DigitalPhonetics / IMS-Toucan

Controllable and fast Text-to-Speech for over 7000 languages!
Apache License 2.0
1.47k stars 166 forks source link

Which recipe to use for training from scratch? #182

Closed AlexSteveChungAlvarez closed 3 months ago

AlexSteveChungAlvarez commented 4 months ago

@Flux9665 I want to try training the new version of the model, I see there are 4 recipes:

Which should I use?

Flux9665 commented 4 months ago

For multilingual and multispeaker setups, Toucan_Massive_stage1 is probably the best when training from scratch. I recommend finetuning instead of training from scratch, for which there are the finetuning example recipes.

It might be worth to wait a couple more days, I'm finalizing the next release right now which comes with a much more stable architecture.

AlexSteveChungAlvarez commented 4 months ago

For multilingual and multispeaker setups, Toucan_Massive_stage1 is probably the best when training from scratch. I recommend finetuning instead of training from scratch, for which there are the finetuning example recipes.

When doing finetuning does it improve the base quality? I want to train from scratch with high quality data. I heard some of the data you released and didn't sound as HQ. By the way, the released data seems to only have 4 languages, but in the paper you mentioned several ones (including Quechua and Aymara) are these languages going to be shared too?

It might be worth to wait a couple more days, I'm finalizing the next release right now which comes with a much more stable architecture.

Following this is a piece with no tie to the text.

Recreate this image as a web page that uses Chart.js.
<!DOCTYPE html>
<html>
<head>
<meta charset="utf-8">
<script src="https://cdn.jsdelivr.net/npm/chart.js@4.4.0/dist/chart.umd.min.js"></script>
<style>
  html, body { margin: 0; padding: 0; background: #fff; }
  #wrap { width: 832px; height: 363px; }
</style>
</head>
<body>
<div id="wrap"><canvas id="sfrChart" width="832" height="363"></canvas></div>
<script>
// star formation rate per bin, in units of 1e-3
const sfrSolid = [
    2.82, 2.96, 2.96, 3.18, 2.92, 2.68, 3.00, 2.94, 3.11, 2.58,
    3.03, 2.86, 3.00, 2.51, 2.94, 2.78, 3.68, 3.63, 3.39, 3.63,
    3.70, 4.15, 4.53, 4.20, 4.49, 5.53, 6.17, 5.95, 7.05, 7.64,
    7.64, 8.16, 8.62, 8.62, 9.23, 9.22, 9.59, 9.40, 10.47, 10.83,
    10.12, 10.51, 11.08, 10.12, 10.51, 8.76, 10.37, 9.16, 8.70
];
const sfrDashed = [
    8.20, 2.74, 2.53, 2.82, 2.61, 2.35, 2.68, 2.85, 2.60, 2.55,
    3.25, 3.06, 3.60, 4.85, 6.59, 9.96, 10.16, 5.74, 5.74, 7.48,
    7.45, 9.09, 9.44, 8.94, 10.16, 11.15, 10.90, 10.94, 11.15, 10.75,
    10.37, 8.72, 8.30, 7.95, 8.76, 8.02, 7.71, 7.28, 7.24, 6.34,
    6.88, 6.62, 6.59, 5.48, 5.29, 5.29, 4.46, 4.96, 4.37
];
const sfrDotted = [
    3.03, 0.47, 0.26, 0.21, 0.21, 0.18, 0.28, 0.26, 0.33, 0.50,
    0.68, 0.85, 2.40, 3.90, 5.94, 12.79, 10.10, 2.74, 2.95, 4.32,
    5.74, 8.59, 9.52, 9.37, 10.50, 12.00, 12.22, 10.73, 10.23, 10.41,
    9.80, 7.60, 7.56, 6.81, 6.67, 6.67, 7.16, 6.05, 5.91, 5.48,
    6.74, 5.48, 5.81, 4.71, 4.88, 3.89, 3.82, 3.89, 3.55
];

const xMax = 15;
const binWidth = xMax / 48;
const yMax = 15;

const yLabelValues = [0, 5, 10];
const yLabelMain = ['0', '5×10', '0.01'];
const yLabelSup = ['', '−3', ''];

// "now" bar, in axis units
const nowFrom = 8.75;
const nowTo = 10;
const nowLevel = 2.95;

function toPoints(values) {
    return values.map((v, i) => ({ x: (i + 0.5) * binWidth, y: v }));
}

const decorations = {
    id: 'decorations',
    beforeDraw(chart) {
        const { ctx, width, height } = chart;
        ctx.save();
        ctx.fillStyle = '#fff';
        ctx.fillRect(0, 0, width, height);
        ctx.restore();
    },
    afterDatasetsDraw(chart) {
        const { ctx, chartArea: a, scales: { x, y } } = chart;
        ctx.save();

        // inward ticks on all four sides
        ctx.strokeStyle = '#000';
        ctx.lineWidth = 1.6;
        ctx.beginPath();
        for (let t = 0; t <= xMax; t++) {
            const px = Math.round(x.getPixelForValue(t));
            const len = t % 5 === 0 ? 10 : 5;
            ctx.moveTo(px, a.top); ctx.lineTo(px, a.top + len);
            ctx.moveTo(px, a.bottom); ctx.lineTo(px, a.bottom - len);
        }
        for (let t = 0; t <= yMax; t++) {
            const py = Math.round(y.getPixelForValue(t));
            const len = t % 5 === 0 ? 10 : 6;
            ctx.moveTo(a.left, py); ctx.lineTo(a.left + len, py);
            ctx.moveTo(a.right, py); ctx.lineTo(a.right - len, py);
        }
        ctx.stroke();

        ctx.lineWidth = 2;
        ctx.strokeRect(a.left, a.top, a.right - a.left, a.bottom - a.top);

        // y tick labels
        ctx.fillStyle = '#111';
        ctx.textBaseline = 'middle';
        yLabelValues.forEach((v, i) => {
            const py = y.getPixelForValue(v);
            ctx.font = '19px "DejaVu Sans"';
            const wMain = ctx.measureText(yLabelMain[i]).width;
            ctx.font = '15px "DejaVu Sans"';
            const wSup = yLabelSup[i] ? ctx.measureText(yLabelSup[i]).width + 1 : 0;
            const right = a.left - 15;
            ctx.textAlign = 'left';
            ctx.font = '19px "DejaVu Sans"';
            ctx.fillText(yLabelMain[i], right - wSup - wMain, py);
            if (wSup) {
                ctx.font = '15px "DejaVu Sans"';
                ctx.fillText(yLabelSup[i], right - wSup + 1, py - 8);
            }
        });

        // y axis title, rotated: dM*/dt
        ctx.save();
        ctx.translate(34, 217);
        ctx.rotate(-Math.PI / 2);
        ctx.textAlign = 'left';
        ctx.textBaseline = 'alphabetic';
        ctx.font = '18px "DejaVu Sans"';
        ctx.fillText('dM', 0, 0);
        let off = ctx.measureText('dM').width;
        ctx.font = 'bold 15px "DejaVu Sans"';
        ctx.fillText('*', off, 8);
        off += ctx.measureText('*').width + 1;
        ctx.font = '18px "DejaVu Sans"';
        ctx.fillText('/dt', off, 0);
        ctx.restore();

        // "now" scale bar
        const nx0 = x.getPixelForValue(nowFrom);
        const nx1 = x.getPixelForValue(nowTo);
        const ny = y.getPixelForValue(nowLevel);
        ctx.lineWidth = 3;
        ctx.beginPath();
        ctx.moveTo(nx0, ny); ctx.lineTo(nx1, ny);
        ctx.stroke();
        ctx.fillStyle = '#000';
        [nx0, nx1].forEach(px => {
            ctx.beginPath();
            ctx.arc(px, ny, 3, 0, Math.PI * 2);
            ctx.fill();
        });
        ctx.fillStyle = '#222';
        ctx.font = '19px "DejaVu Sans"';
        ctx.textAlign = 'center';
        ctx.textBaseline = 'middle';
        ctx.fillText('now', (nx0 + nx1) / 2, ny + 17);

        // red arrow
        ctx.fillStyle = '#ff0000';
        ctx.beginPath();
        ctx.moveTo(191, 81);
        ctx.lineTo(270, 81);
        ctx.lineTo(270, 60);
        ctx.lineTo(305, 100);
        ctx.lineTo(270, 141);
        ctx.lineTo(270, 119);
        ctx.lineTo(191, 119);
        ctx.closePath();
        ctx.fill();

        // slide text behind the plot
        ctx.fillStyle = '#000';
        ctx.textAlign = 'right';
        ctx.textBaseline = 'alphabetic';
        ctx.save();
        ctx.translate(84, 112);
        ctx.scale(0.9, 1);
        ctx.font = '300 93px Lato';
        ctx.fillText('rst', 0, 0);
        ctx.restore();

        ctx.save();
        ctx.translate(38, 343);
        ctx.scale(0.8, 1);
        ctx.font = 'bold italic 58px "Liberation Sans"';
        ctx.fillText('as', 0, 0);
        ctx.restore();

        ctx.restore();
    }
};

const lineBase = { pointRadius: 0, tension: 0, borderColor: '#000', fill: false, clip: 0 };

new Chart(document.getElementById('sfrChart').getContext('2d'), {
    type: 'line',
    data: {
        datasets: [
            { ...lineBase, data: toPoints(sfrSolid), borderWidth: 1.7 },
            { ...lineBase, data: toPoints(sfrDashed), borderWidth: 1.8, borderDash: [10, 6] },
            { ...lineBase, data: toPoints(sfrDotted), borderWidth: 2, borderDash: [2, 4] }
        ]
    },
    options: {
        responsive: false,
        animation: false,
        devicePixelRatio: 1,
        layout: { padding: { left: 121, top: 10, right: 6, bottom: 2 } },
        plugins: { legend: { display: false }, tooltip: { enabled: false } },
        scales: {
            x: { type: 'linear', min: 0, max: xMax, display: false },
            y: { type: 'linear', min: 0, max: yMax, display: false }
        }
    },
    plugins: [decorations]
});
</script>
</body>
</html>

What do you mean by "stable"? I will try it for sure!

I started the Toucan_Massive recipe yesterday to have the preprocessed .pt files of the datasets when you answered me about the recipe, but it has already run for more than 12 hours and it's still in the first dataset (Libritts_R_all_clean) and stucked in 98%

image

This are the processes nvidia-smi shows:

image

image

AlexSteveChungAlvarez commented 4 months ago

@Flux9665 I run the stage 1 and it already has 35 hours and a half preprocessing only libritts_R_all_clean and the cache.pt file hasn't appeared yet. The first 4 hours it run smoothly until 99%, then went down to 98% and got stucked there. Preprocessing the same dataset with previous toucan version took only some hours to finish, is this normal?

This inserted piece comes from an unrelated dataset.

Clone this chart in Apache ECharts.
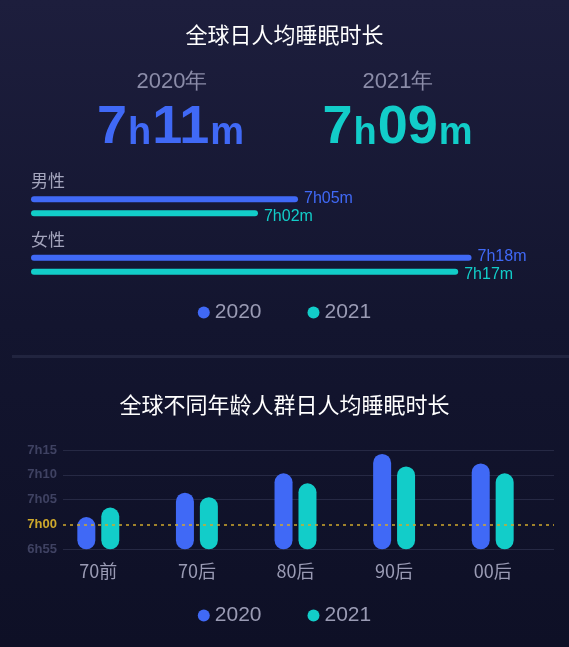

AlexSteveChungAlvarez commented 4 months ago

Later I run stage 1 with no luck neither: image about 50 hours and a half processing only libritts_r_all_clean and no cache.pt file is built. I don't know if this is normal behaviour or not @Flux9665 . Anyways, I hope this is solved in the coming release!

Flux9665 commented 4 months ago

When doing finetuning does it improve the base quality? I want to train from scratch with high quality data. I heard some of the data you released and didn't sound as HQ. By the way, the released data seems to only have 4 languages, but in the paper you mentioned several ones (including Quechua and Aymara) are these languages going to be shared too?

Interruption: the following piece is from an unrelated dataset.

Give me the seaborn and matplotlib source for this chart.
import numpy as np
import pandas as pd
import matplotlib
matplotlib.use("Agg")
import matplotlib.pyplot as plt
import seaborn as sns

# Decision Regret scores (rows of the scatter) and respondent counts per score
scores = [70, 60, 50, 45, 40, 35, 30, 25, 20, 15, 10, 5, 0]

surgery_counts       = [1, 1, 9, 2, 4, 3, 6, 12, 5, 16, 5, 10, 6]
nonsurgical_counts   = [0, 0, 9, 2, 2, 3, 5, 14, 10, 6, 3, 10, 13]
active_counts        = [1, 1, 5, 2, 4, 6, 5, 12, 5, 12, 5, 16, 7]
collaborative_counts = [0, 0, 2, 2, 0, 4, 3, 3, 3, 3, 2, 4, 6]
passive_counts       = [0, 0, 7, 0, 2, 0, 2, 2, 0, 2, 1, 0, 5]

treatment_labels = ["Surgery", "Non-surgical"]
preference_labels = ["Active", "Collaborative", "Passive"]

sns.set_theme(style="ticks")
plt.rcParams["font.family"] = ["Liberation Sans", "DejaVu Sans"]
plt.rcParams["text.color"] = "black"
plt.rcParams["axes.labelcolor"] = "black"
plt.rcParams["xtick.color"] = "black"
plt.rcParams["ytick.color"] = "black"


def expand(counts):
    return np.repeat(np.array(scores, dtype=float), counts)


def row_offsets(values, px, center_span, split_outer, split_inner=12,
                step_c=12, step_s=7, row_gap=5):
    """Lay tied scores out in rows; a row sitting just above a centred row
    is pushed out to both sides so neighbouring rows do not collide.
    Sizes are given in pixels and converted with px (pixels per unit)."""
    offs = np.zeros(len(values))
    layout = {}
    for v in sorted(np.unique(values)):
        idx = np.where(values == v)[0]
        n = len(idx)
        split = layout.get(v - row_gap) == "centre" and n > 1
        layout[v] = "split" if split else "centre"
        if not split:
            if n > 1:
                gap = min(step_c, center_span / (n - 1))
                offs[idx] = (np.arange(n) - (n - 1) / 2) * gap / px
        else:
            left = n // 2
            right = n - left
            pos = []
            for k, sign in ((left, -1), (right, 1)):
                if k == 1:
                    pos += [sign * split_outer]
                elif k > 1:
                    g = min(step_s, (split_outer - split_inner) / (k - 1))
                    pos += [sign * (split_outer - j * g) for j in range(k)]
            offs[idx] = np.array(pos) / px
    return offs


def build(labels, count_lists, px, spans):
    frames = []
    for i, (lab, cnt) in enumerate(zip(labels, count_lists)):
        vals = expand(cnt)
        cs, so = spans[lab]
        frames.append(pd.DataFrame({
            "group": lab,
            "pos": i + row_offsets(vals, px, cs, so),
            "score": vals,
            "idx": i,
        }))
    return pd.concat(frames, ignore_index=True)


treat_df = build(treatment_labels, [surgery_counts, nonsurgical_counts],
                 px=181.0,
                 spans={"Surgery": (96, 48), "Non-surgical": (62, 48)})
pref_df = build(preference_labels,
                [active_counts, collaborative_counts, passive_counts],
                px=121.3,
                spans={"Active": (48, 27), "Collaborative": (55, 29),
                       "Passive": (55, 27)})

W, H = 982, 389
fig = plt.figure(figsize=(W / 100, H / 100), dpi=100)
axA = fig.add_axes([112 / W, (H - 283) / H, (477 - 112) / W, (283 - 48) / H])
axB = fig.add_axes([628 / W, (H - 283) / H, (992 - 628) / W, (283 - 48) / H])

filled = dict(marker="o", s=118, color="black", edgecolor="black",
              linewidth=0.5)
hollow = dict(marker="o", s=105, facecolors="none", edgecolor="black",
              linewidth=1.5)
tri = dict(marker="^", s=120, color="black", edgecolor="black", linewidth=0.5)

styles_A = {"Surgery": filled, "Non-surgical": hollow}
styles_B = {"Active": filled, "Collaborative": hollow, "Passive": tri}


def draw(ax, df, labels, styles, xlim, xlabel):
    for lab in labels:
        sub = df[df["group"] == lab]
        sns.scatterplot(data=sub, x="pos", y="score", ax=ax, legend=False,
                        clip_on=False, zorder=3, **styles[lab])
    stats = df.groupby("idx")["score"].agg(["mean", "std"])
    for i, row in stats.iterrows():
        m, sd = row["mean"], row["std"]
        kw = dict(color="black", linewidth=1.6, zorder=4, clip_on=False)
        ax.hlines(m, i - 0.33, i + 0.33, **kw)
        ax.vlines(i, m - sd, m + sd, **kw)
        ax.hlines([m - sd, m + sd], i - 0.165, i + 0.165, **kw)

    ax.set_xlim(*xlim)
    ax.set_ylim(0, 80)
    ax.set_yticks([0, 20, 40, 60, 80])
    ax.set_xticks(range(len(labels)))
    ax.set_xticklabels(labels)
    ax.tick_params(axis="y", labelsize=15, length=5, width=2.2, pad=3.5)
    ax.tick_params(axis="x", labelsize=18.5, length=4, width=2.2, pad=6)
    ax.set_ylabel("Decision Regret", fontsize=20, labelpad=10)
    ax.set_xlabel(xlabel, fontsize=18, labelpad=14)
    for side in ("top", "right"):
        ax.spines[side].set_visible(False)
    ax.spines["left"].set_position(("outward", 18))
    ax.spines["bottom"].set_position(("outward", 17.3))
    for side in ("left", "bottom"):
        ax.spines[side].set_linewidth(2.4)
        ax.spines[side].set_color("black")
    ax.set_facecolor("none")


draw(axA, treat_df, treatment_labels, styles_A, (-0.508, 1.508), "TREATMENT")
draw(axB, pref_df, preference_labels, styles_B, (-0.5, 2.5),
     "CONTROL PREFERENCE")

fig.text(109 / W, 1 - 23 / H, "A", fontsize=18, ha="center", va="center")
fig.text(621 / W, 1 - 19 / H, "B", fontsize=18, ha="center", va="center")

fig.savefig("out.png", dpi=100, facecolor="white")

Yes, finetuning improves quality.

The data we released is not from our model, it's from the MMS model by Meta.

We released all data, huggingface only shows some parts of the first 4 in the preview because it is too big.

Aymara is not included in this data, we just evaluated our model with the help of Aymara speakers.

I run the stage 1 and it already has 35 hours and a half preprocessing only libritts_R_all_clean and the cache.pt file hasn't appeared yet.

It sounds like your machine does not have enough RAM and is using the SWAP. Try splitting the large dataset into smaller chunks.

AlexSteveChungAlvarez commented 3 months ago

I just saw there's a pttd_cache.pt file but in the original directory of the data, differently from v2 where it was created on the target directory of the data, under the IMS-Toucan directory. But it is of only 31 MB, so I'll try splitting the libritts-r data as you do with mls_german.

Flux9665 commented 3 months ago

The pttd_cache.pt is just the cache of the filepaths to transcriptions, not the actual audio. I removed these caches in the newest version, they were kind of unnecessary.

khanifah-gif commented 1 month ago

For multilingual and multispeaker setups, Toucan_Massive_stage1 is probably the best when training from scratch. I recommend finetuning instead of training from scratch, for which there are the finetuning example recipes.

It might be worth to wait a couple more days, I'm finalizing the next release right now which comes with a much more stable architecture.

Hello, how about monolingual training from stratch? Which recipe to use for training?

Flux9665 commented 1 month ago

For monolingual training, you can adapt the Nancy recipe.

khanifah-gif commented 1 month ago

For monolingual training, you can adapt the Nancy recipe.

Awesome, thanks a lot! I'll check this out.

khanifah-gif commented 1 month ago

For monolingual training, you can adapt the Nancy recipe.

Normally, if I do training from stratch, are the model result also controllable for the parameters like energy, pitch, scaling duration, etc? I have done training from stratch, but when I tried to control the parameters, the audio results do not change.